OH is understandabley finding it difficult to deal with me being so sick at the moment...

when i came out of hospital on thursday afternoon i felt really quite well "un sick" (had man flu / cough & back ache as well, but the not feeling sick bit was bliss)

thought my anti sick tabs were woking and id be back to my normal self...

if only.

By lunch time was feeling poorly and by the afternoon was feeling sh!t.

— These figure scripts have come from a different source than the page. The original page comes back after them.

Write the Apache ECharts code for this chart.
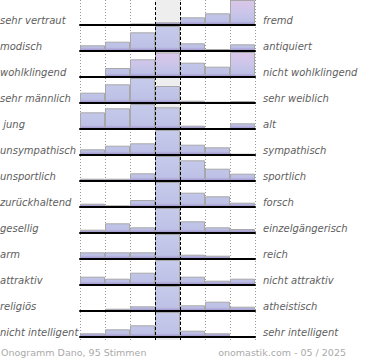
<!DOCTYPE html>
<html><head><meta charset="utf-8">
<script src="https://cdn.jsdelivr.net/npm/echarts@6/dist/echarts.min.js"></script>
<style>html,body{margin:0;padding:0;background:#fff}#c{width:370px;height:360px}</style>
</head><body><div id="c"></div>
<script>
// Labels
var leftLabels = ['sehr vertraut','modisch','wohlklingend','sehr männlich',' jung','unsympathisch','unsportlich','zurückhaltend','gesellig','arm','attraktiv','religiös','nicht intelligent'];
var rightLabels = ['fremd','antiquiert','nicht wohlklingend','sehr weiblich','alt','sympathisch','sportlich','forsch','einzelgängerisch','reich','nicht attraktiv','atheistisch','sehr intelligent'];
var scaleSteps = ['1','2','3','4','5','6','7'];
// Relative bar heights per row (row maximum = 25)
var vertraut     = [0, 0, 1.5, 2.7, 7.7, 11.7, 25];
var modisch      = [5.7, 9.3, 18.7, 25, 7.7, 2, 6.7];
var wohlklingend = [0, 9, 17.7, 24.6, 14.3, 10.3, 25];
var maennlich    = [10.3, 18.7, 25, 17, 2.3, 1.3, 2];
var jung         = [16.7, 20.7, 25, 21.7, 3.3, 0, 5.7];
var unsympathisch= [5.7, 9.3, 11.7, 25, 10.3, 7.7, 1.3];
var unsportlich  = [2.3, 2.3, 7.7, 25, 20.7, 12.3, 7.3];
var zurueck      = [3.3, 1.7, 7, 25, 14.3, 10.7, 4.3];
var gesellig     = [3.3, 9.7, 5.7, 25, 11.7, 5.7, 4];
var arm          = [6.7, 6.7, 6.7, 25, 4.3, 3.3, 1];
var attraktiv    = [8.3, 6.3, 12.3, 25, 8.3, 4.3, 6.3];
var religioes    = [1, 2.3, 4.7, 25, 5.7, 9.3, 4.3];
var intelligent  = [3.7, 7.7, 11.7, 25, 6.3, 3.7, 0];
var rows = [vertraut, modisch, wohlklingend, maennlich, jung, unsympathisch, unsportlich, zurueck, gesellig, arm, attraktiv, religioes, intelligent];
var footerLeft = 'Onogramm Dano, 95 Stimmen';
var footerRight = 'onomastik.com - 05 / 2025';

// style: cells drawn with a pink top tint
var pinkCells = {'0-6':1, '2-2':1, '2-3':1, '2-6':1};

var ROW = 26, H = 25, L = 80, W = 175;
var grids = [], xAxes = [], yAxes = [], series = [], graphics = [];

function grad(i, pink) {
  var y0 = i * ROW, y1 = i * ROW + H;
  var stops = pink ?
    [{offset:0,color:'#dcc6e7'},{offset:0.45,color:'#cdc6ea'},{offset:0.85,color:'#bdc0e6'},{offset:1,color:'#9c8dc8'}] :
    [{offset:0,color:'#c6cbeb'},{offset:0.85,color:'#bec1e6'},{offset:1,color:'#9c8dc8'}];
  return new echarts.graphic.LinearGradient(0, y0, 0, y1, stops, true);
}

rows.forEach(function (vals, i) {
  grids.push({left: L, width: W, top: i * ROW, height: H});
  xAxes.push({type: 'category', gridIndex: i, data: scaleSteps, boundaryGap: true, z: 10,
    axisLine: {show: true, lineStyle: {color: '#000', width: 2}},
    axisTick: {show: false}, axisLabel: {show: false}, splitLine: {show: false}});
  yAxes.push({type: 'value', gridIndex: i, min: 0, max: 25, show: false, splitLine: {show: false}});
  series.push({type: 'bar', xAxisIndex: i, yAxisIndex: i, barWidth: '100%', barCategoryGap: '0%', z: 2,
    silent: true, animation: false,
    data: vals.map(function (v, j) {
      return {value: v, itemStyle: {color: grad(i, pinkCells[i + '-' + j]), borderColor: '#a8a8a8', borderWidth: 1}};
    })});
  graphics.push({type: 'text', left: 0, top: i * ROW + 15, silent: true,
    style: {text: leftLabels[i], font: 'italic 10px "DejaVu Sans"', fill: '#606060'}});
  graphics.push({type: 'text', left: 263, top: i * ROW + 15, silent: true,
    style: {text: rightLabels[i], font: 'italic 10px "DejaVu Sans"', fill: '#606060'}});
});

// background grid for vertical guides and centre shading
var bg = rows.length;
grids.push({left: L, width: W, top: 0, height: 340});
xAxes.push({type: 'value', gridIndex: bg, min: 0, max: 7, interval: 1, z: 0,
  axisLine: {show: false}, axisTick: {show: false}, axisLabel: {show: false},
  splitLine: {show: true, lineStyle: {color: '#999', type: [1, 2], width: 1}}});
yAxes.push({type: 'value', gridIndex: bg, min: 0, max: 1, show: false, splitLine: {show: false}});
series.push({type: 'line', xAxisIndex: bg, yAxisIndex: bg, data: [], z: 1, silent: true, animation: false,
  markArea: {silent: true, itemStyle: {color: '#eeeeee'}, data: [[{xAxis: 3}, {xAxis: 4}]]}});
series.push({type: 'line', xAxisIndex: bg, yAxisIndex: bg, data: [], z: 6, silent: true, animation: false,
  markLine: {silent: true, symbol: 'none', label: {show: false},
    lineStyle: {color: '#000', type: [3, 2], width: 1},
    data: [{xAxis: 3}, {xAxis: 4}]}});

graphics.push({type: 'text', left: 1, top: 347, silent: true,
  style: {text: footerLeft, font: '9.5px "DejaVu Sans"', fill: '#aaa'}});
graphics.push({type: 'text', right: 24, top: 347, silent: true,
  style: {text: footerRight, font: '9.5px "DejaVu Sans"', fill: '#aaa'}});

var chart = echarts.init(document.getElementById('c'), null, {renderer: 'svg'});
chart.setOption({animation: false, grid: grids, xAxis: xAxes, yAxis: yAxes, series: series, graphic: graphics});
</script></body></html>
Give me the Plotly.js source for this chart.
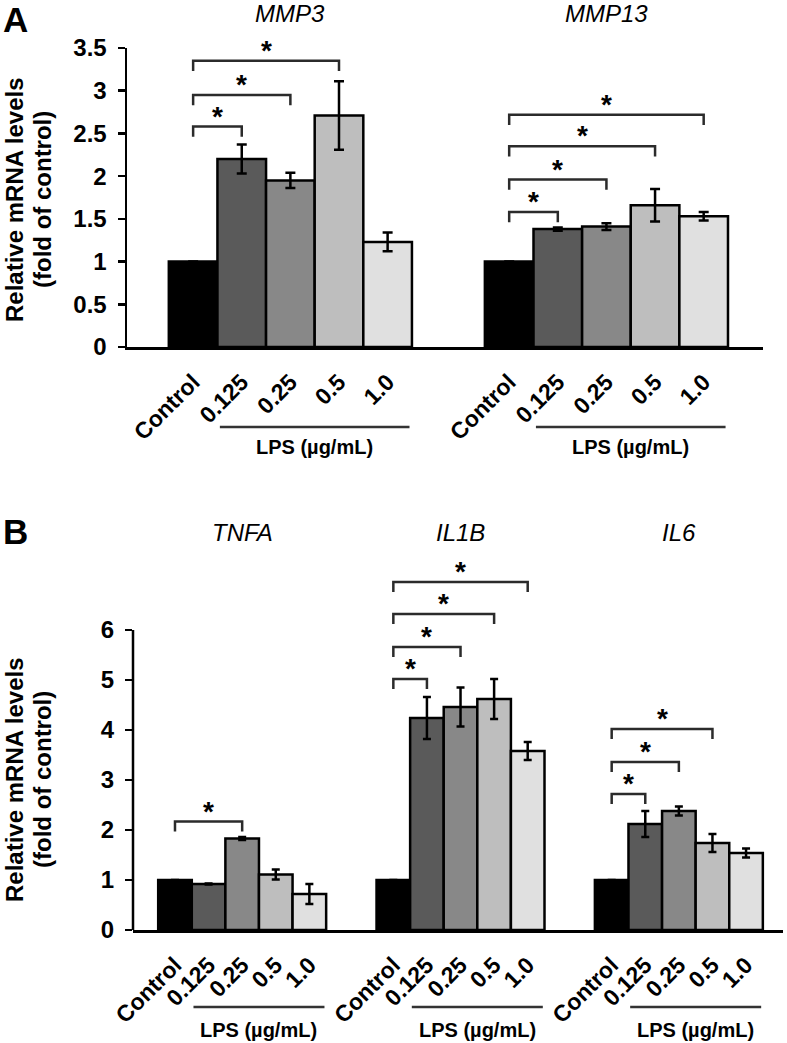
<!DOCTYPE html>
<html>
<head>
<meta charset="utf-8">
<script src="https://cdn.plot.ly/plotly-3.0.1.min.js"></script>
<style>
  body { margin: 0; background: #fff; }
  #chart { width: 787px; height: 1043px; }
</style>
</head>
<body>
<div id="chart"></div>
<script>
var doses = ['Control', '0.125', '0.25', '0.5', '1.0'];
var barColors = ['#000000', '#5a5a5a', '#888888', '#bebebe', '#e0e0e0'];

// panel A
var genesA = ['MMP3', 'MMP13'];
var mmp3 = [1.0, 2.20, 1.95, 2.71, 1.23];
var mmp3Err = [0, 0.17, 0.09, 0.40, 0.11];
var mmp13 = [1.0, 1.38, 1.41, 1.66, 1.53];
var mmp13Err = [0, 0.02, 0.04, 0.19, 0.05];
// significance brackets: [dose index vs control, bracket height]
var mmp3Sig = [[1, 2.58], [2, 2.95], [3, 3.35]];
var mmp13Sig = [[1, 1.58], [2, 1.96], [3, 2.35], [4, 2.72]];
var yTicksA = [0, 0.5, 1, 1.5, 2, 2.5, 3, 3.5];

// panel B
var genesB = ['TNFA', 'IL1B', 'IL6'];
var tnfa = [1.0, 0.92, 1.83, 1.11, 0.72];
var tnfaErr = [0, 0.01, 0.03, 0.10, 0.20];
var il1b = [1.0, 4.24, 4.46, 4.62, 3.58];
var il1bErr = [0, 0.42, 0.39, 0.40, 0.18];
var il6 = [1.0, 2.12, 2.38, 1.74, 1.54];
var il6Err = [0, 0.26, 0.09, 0.18, 0.09];
var tnfaSig = [[2, 2.17]];
var il1bSig = [[1, 5.02], [2, 5.66], [3, 6.32], [4, 6.96]];
var il6Sig = [[1, 2.72], [2, 3.36], [3, 4.02]];
var yTicksB = [0, 1, 2, 3, 4, 5, 6];

var FONT = 'Liberation Sans, Arial, sans-serif';
var W = 787, H = 1043;
var groupStep = 6.5;

var traces = [];
var shapes = [];
var annotations = [];
var tickPos = {x: [], x2: []};
var tickText = {x: [], x2: []};

function py(px) { return 1 - px / H; }

function addGroup(g, gene, vals, errs, sig, xa, ya, drop, titleY, lpsLineY, lpsTextY, capW) {
  var xs = doses.map(function (d, i) { return g * groupStep + i; });
  tickPos[xa] = tickPos[xa].concat(xs);
  tickText[xa] = tickText[xa].concat(doses);

  traces.push({
    type: 'bar', x: xs, y: vals, width: 1, xaxis: xa, yaxis: ya,
    marker: {color: barColors, line: {color: '#000', width: 2.5}},
    error_y: {type: 'data', array: errs, visible: true, color: '#000', thickness: 2.5, width: capW},
    showlegend: false, hoverinfo: 'y'
  });

  sig.forEach(function (s) {
    var x0 = xs[0], x1 = xs[s[0]], h = s[1];
    traces.push({
      type: 'scatter', mode: 'lines', xaxis: xa, yaxis: ya,
      x: [x0, x0, x1, x1], y: [h - drop, h, h, h - drop],
      line: {color: '#2b2b2b', width: 2.5}, showlegend: false, hoverinfo: 'skip'
    });
    annotations.push({
      xref: xa, yref: ya, x: (x0 + x1) / 2, y: h, text: '*', showarrow: false,
      xanchor: 'center', yanchor: 'bottom', yshift: -7,
      font: {family: FONT, size: 28, weight: 700, color: '#000'}
    });
  });

  // gene name, centred over the group
  annotations.push({
    xref: xa, yref: 'paper', x: xs[2], y: py(titleY), text: gene, showarrow: false,
    xanchor: 'center', yanchor: 'middle',
    font: {family: FONT, size: 24, style: 'italic', color: '#000'}
  });

  // LPS dose bar under the axis labels
  shapes.push({
    type: 'line', xref: xa, yref: 'paper', x0: xs[1] - 0.45, x1: xs[4] + 0.45,
    y0: py(lpsLineY), y1: py(lpsLineY), line: {color: '#333', width: 2.5}
  });
  annotations.push({
    xref: xa, yref: 'paper', x: (xs[1] + xs[4]) / 2, y: py(lpsTextY), text: 'LPS (µg/mL)',
    showarrow: false, xanchor: 'center', yanchor: 'middle',
    font: {family: FONT, size: 20, weight: 700, color: '#000'}
  });
}

addGroup(0, genesA[0], mmp3, mmp3Err, mmp3Sig, 'x', 'y', 0.12, 14, 427, 447, 5);
addGroup(1, genesA[1], mmp13, mmp13Err, mmp13Sig, 'x', 'y', 0.12, 14, 427, 447, 5);
addGroup(0, genesB[0], tnfa, tnfaErr, tnfaSig, 'x2', 'y2', 0.2, 532, 1007, 1030, 4);
addGroup(1, genesB[1], il1b, il1bErr, il1bSig, 'x2', 'y2', 0.2, 532, 1007, 1030, 4);
addGroup(2, genesB[2], il6, il6Err, il6Sig, 'x2', 'y2', 0.2, 532, 1007, 1030, 4);

// panel B y axis line stops at 6, brackets go above it
var xDomB = [133 / W, 783 / W];
shapes.push({
  type: 'line', xref: 'paper', yref: 'y2', x0: xDomB[0], x1: xDomB[0], y0: 0, y1: 6,
  line: {color: '#000', width: 2.5}
});

// panel letters and y titles
[['A', 19], ['B', 531]].forEach(function (p) {
  annotations.push({
    xref: 'paper', yref: 'paper', x: 15 / W, y: py(p[1]), text: p[0], showarrow: false,
    xanchor: 'center', yanchor: 'middle', font: {family: FONT, size: 35, weight: 700, color: '#000'}
  });
});
[[200], [780]].forEach(function (c) {
  annotations.push({
    xref: 'paper', yref: 'paper', x: 14 / W, y: py(c[0]), text: 'Relative mRNA levels',
    textangle: -90, showarrow: false, xanchor: 'center', yanchor: 'middle',
    font: {family: FONT, size: 24, weight: 700, color: '#000'}
  });
  annotations.push({
    xref: 'paper', yref: 'paper', x: 42 / W, y: py(c[0]), text: '(fold of control)',
    textangle: -90, showarrow: false, xanchor: 'center', yanchor: 'middle',
    font: {family: FONT, size: 24, weight: 700, color: '#000'}
  });
});

function xAxis(name, domain, range, anchor) {
  return {
    domain: domain, range: range, anchor: anchor,
    tickmode: 'array', tickvals: tickPos[name], ticktext: tickText[name],
    tickangle: -45, ticks: '', ticklabelstandoff: 10,
    tickfont: {family: FONT, size: 23, weight: 700, color: '#000'},
    showline: true, linecolor: '#000', linewidth: 2.5,
    showgrid: false, zeroline: false, fixedrange: true
  };
}

var layout = {
  width: W, height: H,
  margin: {l: 0, r: 0, t: 0, b: 0},
  paper_bgcolor: '#fff', plot_bgcolor: 'rgba(0,0,0,0)',
  font: {family: FONT, color: '#000'},
  bargap: 0,
  xaxis: xAxis('x', [127 / W, 763 / W], [-1.36, 11.72], 'y'),
  yaxis: {
    domain: [py(347), py(48)], range: [0, 3.5], anchor: 'x',
    tickmode: 'array', tickvals: yTicksA,
    ticks: 'outside', ticklen: 7, tickwidth: 2.5, tickcolor: '#000', ticklabelstandoff: 6,
    tickfont: {family: FONT, size: 24, weight: 700, color: '#000'},
    showline: true, linecolor: '#000', linewidth: 2.5,
    showgrid: false, zeroline: false, fixedrange: true
  },
  xaxis2: xAxis('x2', xDomB, [-1.25, 18.1], 'y2'),
  yaxis2: {
    domain: [py(930), py(560)], range: [0, 7.4], anchor: 'x2',
    tickmode: 'array', tickvals: yTicksB,
    ticks: 'outside', ticklen: 7, tickwidth: 2.5, tickcolor: '#000', ticklabelstandoff: 6,
    tickfont: {family: FONT, size: 24, weight: 700, color: '#000'},
    showline: false, showgrid: false, zeroline: false, fixedrange: true
  },
  shapes: shapes,
  annotations: annotations,
  showlegend: false
};

Plotly.newPlot('chart', traces, layout, {displayModeBar: false, staticPlot: true});
</script>
</body>
</html>
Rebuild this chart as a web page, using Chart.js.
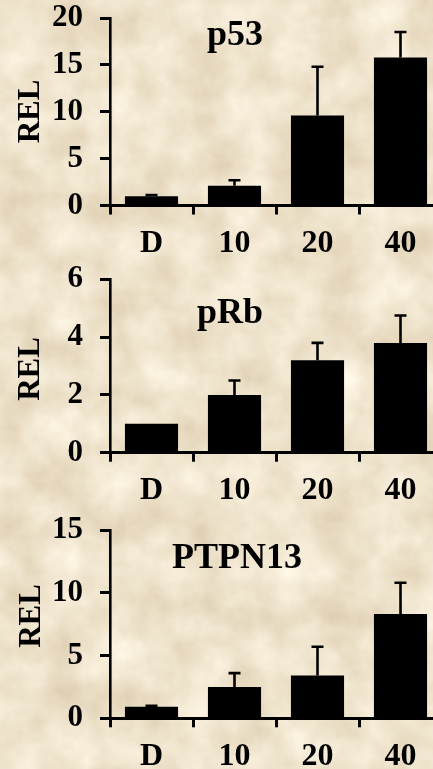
<!DOCTYPE html>
<html>
<head>
<meta charset="utf-8">
<script src="https://cdn.jsdelivr.net/npm/chart.js@4.4.1/dist/chart.umd.min.js"></script>
<style>
  html, body { margin: 0; padding: 0; }
  body {
    width: 433px; height: 769px; overflow: hidden; position: relative;
    background-color: #eee3cc;
  }
  .panel { position: absolute; left: 0; width: 433px; overflow: hidden; }
  .panel canvas { display: block; }
</style>
</head>
<body>
<div class="panel" style="top:0;height:260px"><canvas id="c1" width="455" height="260"></canvas></div>
<div class="panel" style="top:260px;height:250px"><canvas id="c2" width="455" height="250"></canvas></div>
<div class="panel" style="top:510px;height:259px"><canvas id="c3" width="455" height="259"></canvas></div>
<script>
// Treatment groups on the x axis
const categories = ['D', '10', '20', '40'];

// Relative expression (mean) and upper error (SEM) for each protein
const p53Values = [1.0, 2.1, 9.6, 15.8];
const p53Errors = [0.12, 0.6, 5.2, 2.7];

const pRbValues = [1.0, 2.0, 3.2, 3.8];
const pRbErrors = [0, 0.5, 0.6, 0.95];

const ptpn13Values = [0.92, 2.5, 3.4, 8.3];
const ptpn13Errors = [0.08, 1.1, 2.3, 2.5];

// Y-axis ranges and tick steps
const p53Axis = { max: 20, step: 5 };
const pRbAxis = { max: 6, step: 2 };
const ptpn13Axis = { max: 15, step: 5 };

const yTitle = 'REL';
const SERIF = '"Liberation Serif", "Times New Roman", Times, serif';

// Parchment-style backdrop built from SVG noise
(function () {
  const svg = "<svg xmlns='http://www.w3.org/2000/svg' width='433' height='769'>" +
    "<filter id='n' color-interpolation-filters='sRGB' x='0' y='0' width='100%' height='100%'>" +
    "<feTurbulence type='fractalNoise' baseFrequency='0.022' numOctaves='4' seed='23'/>" +
    "<feColorMatrix type='matrix' values='0.15 0 0 0 0.86  0.19 0 0 0 0.795  0.25 0 0 0 0.675  0 0 0 0 1'/>" +
    "</filter><rect width='100%' height='100%' filter='url(#n)'/></svg>";
  document.body.style.backgroundImage = 'url("data:image/svg+xml,' + encodeURIComponent(svg) + '")';
})();

// Upward error bars drawn from each bar's value through the value scale
const errorBars = {
  id: 'errorBars',
  afterDatasetsDraw(chart, args, opts) {
    const errs = opts.errors || [];
    const ctx = chart.ctx;
    const yScale = chart.scales.y;
    const meta = chart.getDatasetMeta(0);
    const values = chart.data.datasets[0].data;
    ctx.save();
    ctx.strokeStyle = '#000';
    ctx.lineWidth = 2.6;
    meta.data.forEach((bar, i) => {
      const e = errs[i];
      if (!e) return;
      const yBase = yScale.getPixelForValue(values[i]);
      const yTop = yScale.getPixelForValue(values[i] + e);
      ctx.beginPath();
      ctx.moveTo(bar.x, yBase);
      ctx.lineTo(bar.x, yTop);
      ctx.moveTo(bar.x - 6, yTop);
      ctx.lineTo(bar.x + 6, yTop);
      ctx.stroke();
    });
    ctx.restore();
  }
};

// Panel heading and rotated axis caption
const panelText = {
  id: 'panelText',
  afterDraw(chart, args, opts) {
    const ctx = chart.ctx;
    ctx.save();
    ctx.fillStyle = '#000';
    ctx.font = 'bold 36px ' + SERIF;
    ctx.textAlign = 'center';
    ctx.textBaseline = 'alphabetic';
    ctx.fillText(opts.title, opts.titleX, opts.titleY);
    ctx.translate(opts.labelX, opts.labelY);
    ctx.rotate(-Math.PI / 2);
    ctx.font = 'bold 31px ' + SERIF;
    ctx.textBaseline = 'middle';
    ctx.fillText(yTitle, 0, 0);
    ctx.restore();
  }
};

function makePanel(id, values, errors, axis, geom, text) {
  const canvas = document.getElementById(id);
  const H = canvas.height;
  return new Chart(canvas, {
    type: 'bar',
    data: {
      labels: categories,
      datasets: [{
        data: values,
        backgroundColor: '#000',
        borderWidth: 0,
        barPercentage: 0.64,
        categoryPercentage: 1.0
      }]
    },
    plugins: [errorBars, panelText],
    options: {
      responsive: false,
      animation: false,
      devicePixelRatio: 1,
      layout: { padding: { top: geom.top, right: 13, bottom: 0, left: 0 } },
      plugins: {
        legend: { display: false },
        tooltip: { enabled: false },
        title: { display: false },
        errorBars: { errors: errors },
        panelText: text
      },
      scales: {
        x: {
          grid: { offset: true, drawOnChartArea: false, drawTicks: true, tickLength: 9, tickWidth: 3, tickColor: '#000' },
          border: { display: true, color: '#000', width: 3 },
          ticks: {
            color: '#000', padding: 10, maxRotation: 0, autoSkip: false,
            font: { family: SERIF, size: 32, weight: 'bold' }
          },
          afterFit(scale) {
            scale.height = H - geom.bottom;
            scale.paddingLeft = 0;
            scale.paddingRight = 0;
          }
        },
        y: {
          min: 0, max: axis.max,
          grid: { drawOnChartArea: false, drawTicks: true, tickLength: 10, tickWidth: 3, tickColor: '#000' },
          border: { display: true, color: '#000', width: 2.6 },
          ticks: {
            stepSize: axis.step, color: '#000', padding: 17,
            font: { family: SERIF, size: 31, weight: 'bold' }
          },
          afterFit(scale) {
            scale.width = 110;
            scale.paddingTop = 0;
            scale.paddingBottom = 0;
          }
        }
      }
    }
  });
}

makePanel('c1', p53Values, p53Errors, p53Axis,
  { top: 18, bottom: 205.5 },
  { title: 'p53', titleX: 235, titleY: 45, labelX: 31, labelY: 111.5 });

makePanel('c2', pRbValues, pRbErrors, pRbAxis,
  { top: 19.3, bottom: 192.7 },
  { title: 'pRb', titleX: 230, titleY: 63, labelX: 31, labelY: 109 });

makePanel('c3', ptpn13Values, ptpn13Errors, ptpn13Axis,
  { top: 20, bottom: 208.3 },
  { title: 'PTPN13', titleX: 237, titleY: 58, labelX: 32, labelY: 106 });
</script>
</body>
</html>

Had been dry heaving.

I didnt actually vomit until 5mins after OH arrived home though...

apparently its attention seeeking, all in my mind etc. i was being sick "for him"
He made it quite clear and he thinks its rediculouse and all in my mind.

spent all evening vomiting (joy) and was DESPERATE to keep down my anti-sick tab

so at 11pm i took it, and did the lie absolutely still / dont move a muscle thing. (I think unless you have been this sick you dont understand how important it is to lie COMPLETELY still, and just concentrate on breathing....)

a while later but within the hour OH came to bed... i didnt couldnt move, and when he started to try and cuddle me i had to say "no" (couldnt say more than "no" as it would have induced vomiting)

managed to keep my tablet down and my morning one down at 7am too (though feel no better for it)

I suggested i try travel bands round my wrists, and could OH go and get me some... they are in the next town 3 miles, 5 min drive away but OH cant drive.
He was very cross as 'all im thinking about is me' and i did snap with the "its not my fault you dont drive" which really really upset him.
He has man flu and just wants to sleep it off and he has to think about me....

i made him come and sit next to me, and tell me whats wrong.

he thinks its rediculouse that i am sick... that i am sick because i have read it can happen, and that is why. "placebo effect of knowing it might happen"
he said "1st you felt sick... then you were sick, then you were sick lots... then you had to go to hospital... JUST LIKE YOU HAVE READ MIGHT HAPPEN"
The drs at hospital said to expect to be sick again and even to be going in for a drip again.... and now you ARE being sick again

he GENUINELY believes i am somehow making it happen and its happening cause i read about it

he even said "i bet if you didnt know you were pg you wouldnt have been sick at all" Shock

I feel so hurt.... he does NOT understand that i have no desire at all to feel so poorly and its NOT in my mind and theres nothing i can do.
Its NORMAL BEING PREGNANT FFS.... so he goes on... "trust me to be in the 1% that has hyperemisis"

Id do anything to feel better right now. anything at all.... hence wanting to try some travel bands...

so i was saying "ALL my friends and family are 250 miles away, YOU are the ONLY person ive got to help me" (he thinks i need to just get up and live normally... no moving makes me sick... i CANT)

so he thought perhaps i should just go home....
would he like to arrange me to go home?
Said no but he seems to think thats the best place for me.

he is so cross. while i can understand that its very frustrating for him, i just cant deal with the fact he thinks im somehow ill on purpose / its my fault that im ill.